Matterwave said:
Obviously changing from a compact manifold to a non-compact one seems like the manifold must "tear" or something, so it seems to be a good assumption that the universe can't switch between the 3 cases, but what is the actual mathematical or physical argument for why?
Yes, this can be looked at from a topological point of view.
Topologically, k = -1 and k = 0 FLRW universes both have spatial sections that are (homeomorphic to) ##\mathbb{R}^3##, so, topologically, these spacetimes are both ##\mathbb{R}^4##, while k = 1 FLRW universes have spatial sections that are ##\mathbb{S}^3##, so, topologically, these k = 1 spacetimes are ##\mathbb{R} \times \mathbb{S}^3##.
There are theorems that show spacetimes that have topology change also have singularities, possible naked; see Visser's advanced book on wormholes.
These theorems don't apply to k = -1 and k = 0 universe, however, since they have the same topology.
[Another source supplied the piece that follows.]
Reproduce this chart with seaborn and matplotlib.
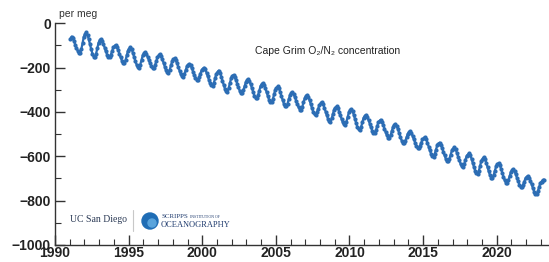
import numpy as np
import pandas as pd
import matplotlib
matplotlib.use("Agg")
import matplotlib.pyplot as plt
from matplotlib.patches import Circle
from matplotlib.ticker import MultipleLocator
import seaborn as sns

# Cape Grim O2/N2, monthly values (per meg), one row per year starting Jan 1991
start_year = 1991
o2n2 = [
    -70, -60, -68, -81, -96, -111, -124, -133, -135, -116, -88, -60,      # 1991
    -48, -41, -52, -72, -95, -117, -137, -151, -153, -137, -112, -87,     # 1992
    -76, -71, -79, -94, -110, -127, -142, -152, -153, -142, -126, -109,   # 1993
    -103, -98, -106, -121, -137, -154, -168, -178, -180, -166, -144, -123,  # 1994
    -114, -108, -117, -134, -152, -171, -187, -198, -200, -186, -166, -145,  # 1995
    -136, -131, -138, -151, -166, -180, -193, -202, -203, -190, -172, -153,  # 1996
    -145, -140, -148, -163, -179, -196, -211, -220, -222, -209, -190, -171,  # 1997
    -163, -158, -166, -181, -197, -214, -229, -238, -240, -229, -212, -194,  # 1998
    -187, -183, -190, -203, -218, -232, -245, -254, -255, -244, -228, -211,  # 1999
    -205, -200, -208, -223, -239, -256, -271, -280, -282, -268, -248, -227,  # 2000
    -219, -213, -223, -240, -259, -278, -295, -306, -308, -293, -271, -248,  # 2001
    -238, -233, -241, -256, -272, -289, -304, -313, -315, -302, -284, -266,  # 2002
    -257, -252, -261, -276, -293, -310, -326, -336, -338, -324, -304, -283,  # 2003
    -275, -270, -279, -294, -312, -329, -345, -355, -357, -343, -321, -300,  # 2004
    -291, -285, -294, -310, -328, -346, -362, -373, -375, -362, -343, -324,  # 2005
    -316, -311, -319, -333, -349, -365, -379, -389, -390, -377, -357, -338,  # 2006
    -328, -323, -332, -348, -366, -384, -400, -411, -413, -402, -385, -368,  # 2007
    -361, -356, -365, -380, -398, -415, -431, -441, -443, -429, -409, -389,  # 2008
    -380, -375, -383, -398, -415, -431, -446, -456, -458, -444, -423, -401,  # 2009
    -393, -387, -396, -413, -432, -451, -468, -479, -481, -467, -447, -426,  # 2010
    -418, -413, -421, -436, -452, -469, -484, -493, -495, -483, -465, -447,  # 2011
    -440, -435, -443, -458, -475, -491, -506, -516, -518, -505, -486, -467,  # 2012
    -459, -454, -463, -478, -496, -513, -529, -539, -541, -530, -515, -498,  # 2013
    -492, -488, -496, -509, -524, -539, -553, -562, -563, -553, -539, -524,  # 2014
    -519, -514, -523, -538, -556, -573, -589, -599, -601, -588, -570, -551,  # 2015
    -543, -538, -547, -562, -579, -596, -611, -621, -623, -610, -592, -573,  # 2016
    -565, -560, -569, -584, -601, -618, -634, -644, -646, -634, -616, -598,  # 2017
    -592, -586, -595, -612, -631, -649, -666, -677, -679, -664, -642, -619,  # 2018
    -610, -604, -613, -630, -649, -668, -685, -696, -698, -685, -665, -645,  # 2019
    -636, -631, -640, -656, -674, -692, -708, -719, -721, -708, -690, -671,  # 2020
    -663, -658, -666, -681, -697, -713, -728, -737, -739, -729, -714, -698,  # 2021
    -693, -688, -696, -711, -727, -744, -759, -768, -770, -757, -740, -721,  # 2022
    -714, -708, -706,                                                         # 2023
]

x_ticks = [1990, 1995, 2000, 2005, 2010, 2015, 2020]
y_ticks = [0, -200, -400, -600, -800, -1000]

# decimal year at mid-month
df = pd.DataFrame({"o2n2": o2n2})
df["year"] = start_year + (np.arange(len(df)) + 0.5) / 12

sns.set_style("ticks")
plt.rcParams['font.family'] = ['Liberation Sans', 'DejaVu Sans']

W, H = 549, 262
fig = plt.figure(figsize=(W / 100, H / 100), dpi=100)
ax = fig.add_axes([55 / W, 1 - 245 / H, 1 - 55 / W, (245 - 23.3) / H])

blue = '#2c6db4'
sns.lineplot(data=df, x="year", y="o2n2", ax=ax, color=blue, linewidth=1.6,
             marker='o', markersize=3, markeredgewidth=0)

ax.set_xlim(1990, 2023.55)
ax.set_ylim(-1000, 0)
ax.set_xticks(x_ticks)
ax.set_yticks(y_ticks)
ax.xaxis.set_minor_locator(MultipleLocator(1))
ax.yaxis.set_minor_locator(MultipleLocator(100))
ax.set_xlabel("")
ax.set_ylabel("")
sns.despine(ax=ax)
for s in ['left', 'bottom']:
    ax.spines[s].set_color('#333333')
    ax.spines[s].set_linewidth(1.0)

ax.tick_params(which='major', direction='in', length=7, width=1.0, color='#333333')
ax.tick_params(which='minor', direction='in', length=4, width=0.8, color='#333333')
ax.tick_params(axis='x', which='major', pad=1)
ax.tick_params(axis='y', which='major', pad=3)
for lab in ax.get_xticklabels() + ax.get_yticklabels():
    lab.set_fontweight('bold')
    lab.set_fontsize(10)
    lab.set_color('#222222')
ax.set_yticklabels([str(v).replace('-', '\u2212') for v in y_ticks])

# texts
fig.text(59 / W, 1 - 14 / H, "per meg", fontsize=7.5, color='#333333', va='center')
fig.text(255 / W, 1 - 51 / H, "Cape Grim O\u2082/N\u2082 concentration", fontsize=7.5,
         color='#222222', va='center')

# logos
fig.text(70 / W, 1 - 220 / H, "UC San Diego", fontsize=7, family='Liberation Serif',
         color='#2b3a55', va='center')
fig.add_artist(plt.Line2D([133 / W, 133 / W], [1 - 210 / H, 1 - 231 / H],
                          color='#c8c8c8', linewidth=0.8))
# circles drawn in inches so they stay round
fig.add_artist(Circle((1.50, (H - 221) / 100), 0.08, transform=fig.dpi_scale_trans,
                      color='#1f6db5'))
fig.add_artist(Circle((1.52, (H - 223) / 100), 0.04, transform=fig.dpi_scale_trans,
                      color='#5aa4dc'))
fig.text(161 / W, 1 - 216 / H, "SCRIPPS", fontsize=5, family='Liberation Serif',
         color='#1f3b6e', va='center')
fig.text(190 / W, 1 - 216.5 / H, "INSTITUTION OF", fontsize=2.8, family='Liberation Serif',
         color='#1f3b6e', va='center')
fig.text(161 / W, 1 - 225 / H, "OCEANOGRAPHY", fontsize=6, family='Liberation Serif',
         color='#1f3b6e', va='center')

fig.savefig("out.png", dpi=100)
For a k = -1 universe, pick a particular spatial section, and discard everything to the future of this section. For a k = 0 universe, pick a particular spatial section, and discard everything to the past of this section. Join the universes along these spatial hypersurfaces using the hypersurface junction formalism; see Poisson's book.
I haven't done this, but I am sure that you find at the joining hypersurface that, mathematically, the spacetime curavture is singular, and that, physically, the stress-energy tensor is singular. To join these spacetimes, a (hyper)surface layer of stress-energy is needed analogous to a surface layer of charge in electromagnetism.